Jealous Again

I recently realized that, in addition to the sadness I feel that Male is now out of state at law school, I’m jealous of that opportunity. For the next three years, his job is to go to law school. That’s it.

I have never had much by way of opportunity. Well, that’s not true. I had opportunities; I was just too young and dumb to take them. I was offered full scholarships to excellent universities, but I was an idiot and turned them down to become a homeless crackhead prostitute. As Toshiro Mifune would say, baka.

toshirobaka

Yes, Toshiro, you’re right. I was an idiot. I threw away a free Ivy League education only to nearly destroy myself and end up in community college that I paid for out of my pocket while I worked a full-time job a few years later. That is my biggest regret. If I could go back and change one thing, I would take the free Cornell University education when it was offered to me. Had I done that, everything would be different though. I wouldn’t be a goldfish, so it’s probably for the best that I don’t have the ability to do that.

On my 21st birthday, the year I officially became old enough to drink, I worked from 9am to 6pm and then ran over to community college and went to class from 6pm to 10pm. By the time 10pm rolled around, I was too exhausted to do anything. (Huh, I just realized that places my head injury after I turned 21. I always thought I was 19 or 20. The more you know…)

Anyway, I didn’t take the education when it was offered and I’ve been kicking myself in the butt for it ever since. Some of you may be shouting, but it’s not too late! You could do that now! If Male can take three years off and live on student loans in an insanely cheap state, so can you!

Yes, it’s true. I could move to someplace with an inexpensive cost of living, take out student loans and go to school, but it’s not that easy for me.

First, I still have no idea what I want to be when I grow up. If I had even an inkling of an idea as to what type of program I’d be interested in, I might have a college degree by now, but I haven’t the first clue. I never did. Even before I had to drop out of school due to goldfishism, I hadn’t a clue what I wanted to do with my life.

Second, I’ve been working a full-time job to support myself since I was fifteen years old with the exception of the year I took off to become a crackwhore. I have been working longer than I haven’t been working. I’m not sure I could just take time off to go to school. I would probably be a stress-monkey the whole time about the debt I was incurring.

Third, I haven’t been in school since I was clobbered over the head and became a goldfish. I’m not sure that my brain could actually process that much new information. It might be a total waste of time and money.

Convenient excuses, you say. And you’re right; they are all just excuses. But that last one has become a sort of phobia. I’m terrified of going back to school. Right after the accident, since I paid for an entire semester of classes and it was too late to get a refund, I tried to go to school. I went to one lecture. I panicked about twenty minutes in when I had no idea where I was or what I was doing there. It was terrifying. I ran out of the class in tears and couldn’t find my car. I sat on a bench, sobbing for a while.

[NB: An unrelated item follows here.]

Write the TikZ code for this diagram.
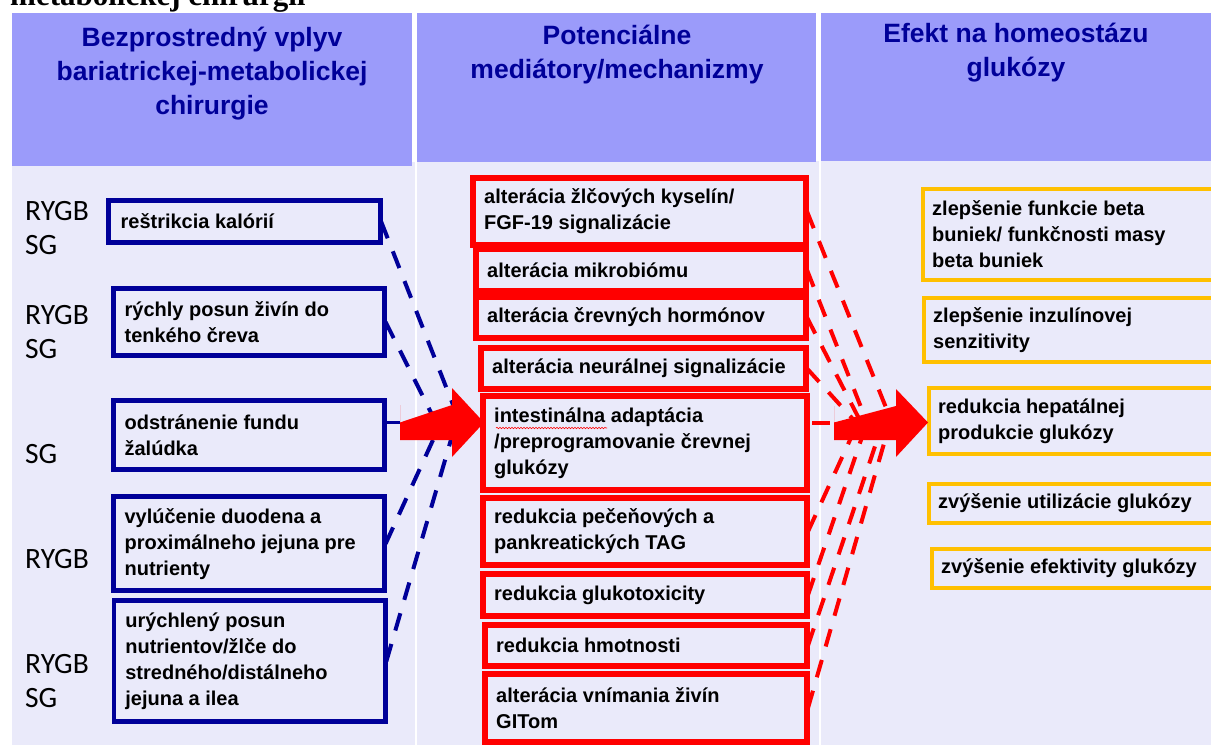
\documentclass[tikz,border=0pt]{standalone}
\usepackage{fontspec}
\setmainfont{Liberation Sans}
\newfontfamily\carl{Carlito}
\newfontfamily\tnr{Liberation Serif}
\usetikzlibrary{decorations.pathmorphing}
\definecolor{navy}{RGB}{0,0,153}
\definecolor{hdrc}{RGB}{155,155,250}
\definecolor{bodyc}{RGB}{234,234,250}
\definecolor{orng}{RGB}{255,192,0}
\definecolor{redc}{RGB}{255,0,0}
\begin{document}
\begin{tikzpicture}[x=1pt,y=-1pt,
  hdr/.style={anchor=base, align=center, text=navy, inner sep=0,
    font=\bfseries\fontsize{26.5}{34}\selectfont},
  lbl/.style={anchor=base west, inner sep=0, font=\carl\fontsize{29.5}{34}\selectfont},
  bbox/.style={draw=navy, line width=3.2, minimum width=270, inner sep=0},
  rbox/.style={draw=redc, line width=4, inner sep=0},
  obox/.style={draw=orng, line width=4, minimum width=317, inner sep=0},
  btxt/.style={anchor=west, align=left, inner sep=0,
    font=\bfseries\fontsize{20}{26}\selectfont},
  bdash/.style={draw=navy, line width=4, dash pattern=on 18 off 14},
  rdash/.style={draw=redc, line width=4, dash pattern=on 18 off 14},
  bigarrow/.style={fill=redc}
]
\useasboundingbox (0,0) rectangle (1211,745);
\clip (0,0) rectangle (1211,745);
\fill[white] (0,0) rectangle (1211,745);
% cut-off title
\node[anchor=base west, inner sep=0, font=\tnr\bfseries\fontsize{31}{36}\selectfont] (ttl) at (10,5.5) {metabolickej chirurgii};
% backgrounds
\fill[bodyc] (12,13) rectangle (1211,745);
\fill[white] (412,13) rectangle (417,162);
\fill[white] (816,13) rectangle (821,161);
\fill[white] (414.5,13) rectangle (416.5,745);
\fill[white] (818.5,13) rectangle (820.5,745);
\fill[hdrc] (12,13) rectangle (412,166);
\fill[hdrc] (417,13) rectangle (816,162);
\fill[hdrc] (821,13) rectangle (1211,161);
% headers (base anchor = last line baseline)
\node[hdr] (h1) at (212,114) {Bezprostredný vplyv\\bariatrickej-metabolickej\\chirurgie};
\node[hdr] (h2) at (617,78) {Potenciálne\\mediátory/mechanizmy};
\node[hdr] (h3) at (1016,76) {Efekt na homeostázu\\glukózy};
% side labels
\node[lbl] (r1a) at (25,220) {RYGB};
\node[lbl] (r1b) at (25,254) {SG};
\node[lbl] (r2a) at (25,324) {RYGB};
\node[lbl] (r2b) at (25,358) {SG};
\node[lbl] (r3b) at (25,463) {SG};
\node[lbl] (r4a) at (25,568) {RYGB};
\node[lbl] (r5a) at (25,673) {RYGB};
\node[lbl] (r5b) at (25,707) {SG};
% left boxes
\node[bbox, minimum height=40] (b1) at (244.5,221.5) {};
\node[bbox, minimum height=65] (b2) at (249,322) {};
\node[bbox, minimum height=67] (b3) at (249,435) {};
\node[bbox, minimum height=92.5] (b4) at (249,543.75) {};
\node[bbox, minimum height=119.5] (b5) at (249.75,661.25) {};
% middle boxes
\node[rbox, minimum width=331, minimum height=65] (m1) at (639.5,211.5) {};
\node[rbox, minimum width=328, minimum height=40] (m2) at (641,270) {};
\node[rbox, minimum width=328, minimum height=39] (m3) at (641,317.5) {};
\node[rbox, minimum width=323, minimum height=39] (m4) at (643.5,368.5) {};
\node[rbox, minimum width=322, minimum height=92] (m5) at (645,443) {};
\node[rbox, minimum width=322, minimum height=65] (m6) at (645,531.5) {};
\node[rbox, minimum width=322, minimum height=40] (m7) at (645,595) {};
\node[rbox, minimum width=320, minimum height=39] (m8) at (646,645.5) {};
\node[rbox, minimum width=320, minimum height=66] (m9) at (646,708) {};
% right boxes
\node[obox, minimum height=91] (o1) at (1081.5,234.5) {};
\node[obox, minimum height=64] (o2) at (1082.5,330) {};
\node[obox, minimum height=66] (o3) at (1087.5,421) {};
\node[obox, minimum height=39] (o4) at (1087.5,503.5) {};
\node[obox, minimum height=39] (o5) at (1090.5,568.5) {};
% arrow anchor points
\coordinate (LA) at (400,422.5);
\coordinate (RA) at (834,422.5);
\coordinate (tb1) at (460,422.5);
\coordinate (tb2) at (436,422.5);
\coordinate (tb4) at (441,422.5);
\coordinate (tb5) at (456,422.5);
\coordinate (tr1) at (892,422.5);
\coordinate (tr2) at (867,422.5);
\coordinate (tr3) at (861,422.5);
\coordinate (tr4) at (856,422.5);
\coordinate (tr6) at (858,422.5);
\coordinate (tr7) at (867,422.5);
\coordinate (tr8) at (883,422.5);
\coordinate (tr9) at (890,422.5);
\coordinate (m5s) at (812,422.5);
% dashed connectors
\draw[bdash] (b1.east) -- (tb1);
\draw[bdash] (b2.east) -- (tb2);
\draw[bdash] (b4.east) -- (tb4);
\draw[bdash] (b5.east) -- (tb5);
\draw[navy, line width=3.2] (b3.east |- LA) -- (LA);
\draw[rdash] (m1.east) -- (tr1);
\draw[rdash] (m2.east) -- (tr2);
\draw[rdash] (m3.east) -- (tr3);
\draw[rdash] (m4.east) -- (tr4);
\draw[rdash] (m5s) -- (RA);
\draw[rdash] (m6.east) -- (tr6);
\draw[rdash] (m7.east) -- (tr7);
\draw[rdash] (m8.east) -- (tr8);
\draw[rdash] (m9.east) -- (tr9);
% redraw boxes borders on top of connector starts
\foreach \b in {b1,b2,b3,b4,b5}{\draw[navy, line width=3.2] (\b.north west) rectangle (\b.south east);}
\foreach \b in {m1,m2,m3,m4,m5,m6,m7,m8,m9}{\draw[redc, line width=4] (\b.north west) rectangle (\b.south east);}
% big arrows
\fill[bigarrow] (LA) -- (452,405) -- (452,388) -- (484,422.5) -- (452,457) -- (452,440) -- (400,440) -- (400,405) -- cycle;
\fill[bigarrow] (RA) -- (896,406) -- (896,389) -- (928,422.5) -- (896,457) -- (896,440) -- (834,440) -- (834,406) -- cycle;
% box texts
\node[btxt] (b1t) at ([xshift=12.5]b1.west) {reštrikcia kalórií};
\node[btxt] (b2t) at ([xshift=12]b2.west) {rýchly posun živín do\\tenkého čreva};
\node[btxt] (b3t) at ([xshift=12]b3.west) {odstránenie fundu\\žalúdka};
\node[btxt] (b4t) at ([xshift=12]b4.west) {vylúčenie duodena a\\proximálneho jejuna pre\\nutrienty};
\node[btxt] (b5t) at ([xshift=12]b5.west) {urýchlený posun\\nutrientov/žlče do\\stredného/distálneho\\jejuna a ilea};
\node[btxt] (m1t) at ([xshift=12]m1.west) {alterácia žlčových kyselín/\\FGF-19 signalizácie};
\node[btxt] (m2t) at ([xshift=12]m2.west) {alterácia mikrobiómu};
\node[btxt] (m3t) at ([xshift=12]m3.west) {alterácia črevných hormónov};
\node[btxt] (m4t) at ([xshift=12]m4.west) {alterácia neurálnej signalizácie};
\node[btxt] (m5t) at ([xshift=12]m5.west) {intestinálna adaptácia\\/preprogramovanie črevnej\\glukózy};
\node[btxt] (m6t) at ([xshift=12]m6.west) {redukcia pečeňových a\\pankreatických TAG};
\node[btxt] (m7t) at ([xshift=12]m7.west) {redukcia glukotoxicity};
\node[btxt] (m8t) at ([xshift=12]m8.west) {redukcia hmotnosti};
\node[btxt] (m9t) at ([xshift=12]m9.west) {alterácia vnímania živín\\GITom};
\draw[redc, line width=0.6, decorate, decoration={snake, amplitude=0.7, segment length=3}] (496,428) -- (607,428);
\node[btxt] (o1t) at ([xshift=11]o1.west) {zlepšenie funkcie beta\\buniek/ funkčnosti masy\\beta buniek};
\node[btxt] (o2t) at ([xshift=11]o2.west) {zlepšenie inzulínovej\\senzitivity};
\node[btxt] (o3t) at ([xshift=11]o3.west) {redukcia hepatálnej\\produkcie glukózy};
\node[btxt] (o4t) at ([xshift=11]o4.west) {zvýšenie utilizácie glukózy};
\node[btxt] (o5t) at ([xshift=11]o5.west) {zvýšenie efektivity glukózy};
\end{tikzpicture}
\end{document}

So, yeah, since that day, the thought of school is pretty terrifying to me. I keep telling myself that I’ll get there eventually. I will take the placement tests and fill out my financial aid forms and go to school, but I haven’t done it. Three years in a row now, I have filled out my Federal Student Aid forms. Three years in a row, they have expired before I used them.

When Male was studying for the LSAT, the test you take to get into law school, I was studying math for the placement test. He took the LSAT, got into college and is now going to one. I still haven’t taken the placement test. I tell myself, well, if I had Male’s opportunity, I would do it, but I haven’t done anything to make that opportunity happen for myself. I haven’t even been studying lately.

I’m tired of crappy, low paying jobs. I am an Art Director. I should be making more. I should be making enough to pay all my bills, afford health insurance, put some money away and attend school, but I don’t. I don’t make enough to even cover all my bills some months. Yet, instead of conquering my phobia, I just let it slide by again and again, year after year. At this rate, I’ll be 70 by the time I get an associate degree.

It’s time to shit or get off the pot. I’m going to aim for fall. As soon as I’m moved into my new home, I’m going to start studying again. It’s time to stop letting fear get the better of me. I don’t want Toshiro to call me a baka again.

The title of this post is a reference to a Black Flag song. Bonus points for people who had that song bouncing around in their head when they saw it, because I certainly did.